It’s like the velveteen rabbit, but sometimes it gets creepy. Here’s some things to know when your kids tell you that their dolls are acting oddly.
The kids and I are always in the car when they tell me the stuff that makes me freak out. I don’t know why that is. Maybe I’m a captive audience? Maybe they’re just bored and decide that it’s time to spill the beans when mom is strapped into a moving vehicle she has to keep control of? Maybe they want me to crash into that tree on the side of the road?
These are the thoughts that I ponder sometimes.
So this one time the Mommy Chauffeur Service is in transit and my eldest is probably about nine or ten and she tells me, “So, my dolls have been arguing again.”
I ask for more details on this dolly drama and it turns out that both of them have been having problems with their dolls and stuffies. Their dolls have been talking. My daughters hear them in their minds. Apparently the group dynamics have gone south and they can’t deal with the stress of trying to make sure all their dolls get along. I am informed that the stuffies are less traumatizing. The fluffy ones are nicer, I guess.
I imagine this is not a very odd experience. Honestly, it’s not that surprising of a thing to think that stuffed animals might gain a soul. There is after all a famous book all about such a thing: The Velveteen Rabbit.

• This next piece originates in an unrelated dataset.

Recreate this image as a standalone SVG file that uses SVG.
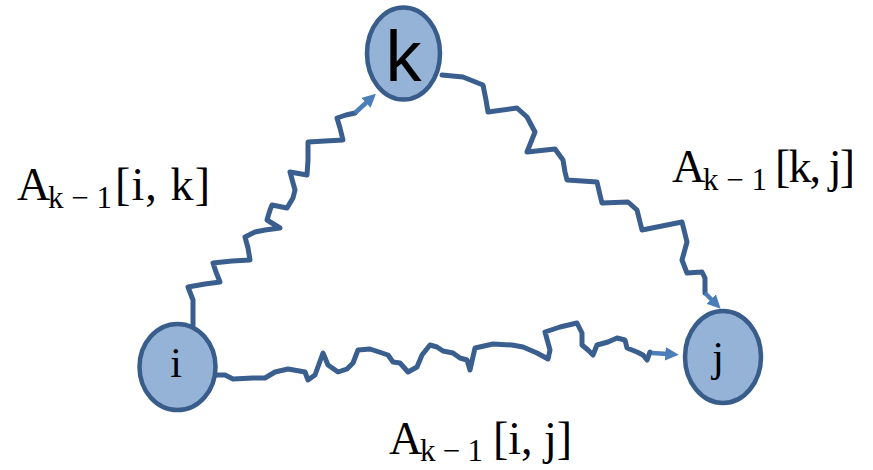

Generations of mothers have wondered about the interactions their kids have with invisible friends. Countless parents have had to deal with the horror of that “special stuffie” that went missing, as immortalized in Knuffle Bunny by Mo Willems. I started to trot out the reassuring mom speak, telling them that everything was fine, they’re just stuffies… “How are you feeling? Do you need to talk about your emotional state, sweetie?” But then my spiritwork training kicked in and I wondered.
What if these dolls and stuffies were acting as spirit houses for actual spirits?
This put a whole new and less purely psychological spin on the whole thing. If we assume that non-corporeal beings are real, or at least that interacting with the world in a way in which we assume spirits are real is useful, then we have a whole other set of tools with which to address such issues.
After thinking about it for a bit, this is what I told my kids:
- You can tell you stuffies to be kind and stop arguing. They’re your stuffies. You’re allowed.
- You don’t have to manage their issues. The stuffies and dolls can sort their own issues out. It’s not your job manage their dolly drama.
- Always remember, kindness and compassion first, with people and with spirits.
- Sometimes giving offerings to your spirit friends can be helpful, but don’t leave food in your room. Milk and honey might be a traditional offering, but feeding the mice is a bad plan. Make sure to offer it and then leave it outside.
- If all else fails, get mom and we can kick that spirit to the road. If you’re not happy with your inhabited spirit buddy toys they don’t have to stay.
Okay… so it ends up being pretty psychological. But it’s a big difference to assume it’s all in the kid’s head, versus assuming that it might well be them picking up on actual spirit psychology. It’s external versus internal psychology. It does seem that sensitivity to spirits can run in families, so it’s not unreasonable to think that if Mom, Dad, or Aunt Irene were tuned into the family ancestors or talked to the little gnomes that lived in the back yard, then their descendants might too.
In the end I was reassured as were they. The kids felt comfortable enough to share a pretty weird experience with me. Instead of having their experience invalidated by a culturally standard response like, “It’s all imaginary, dear.” I was able to actually give them some useful advice that helped them take control of the situation. We also were able to come at it from a perspective where spirits can be good or bad and we allowed the complexities of emotion and interaction to shine through without judging.
Kids will develop their own personal lived interactions with the sacred if given the opportunity. Sometimes it’s not exactly what we as parents expect. By respecting your kids lived experience it can really help them to learn to live more comfortably with themselves and with the spirits. I’ve continued to be fascinated by how my daughters interact with their spirit friends and the gods. In particular I think parents today have a real opportunity to re-write how the next generation interacts with such things. For generations anything that smacked of “ghosts” was relegated to fearful and creepy. If it wasn’t angels or God it was bad. But there’s a whole big world of non-corporeal beings and like humans, most are a mix of good and bad. We can give our kids a boost in life by letting them in on these things now rather than having them figure it all out as adults as so many of us had to.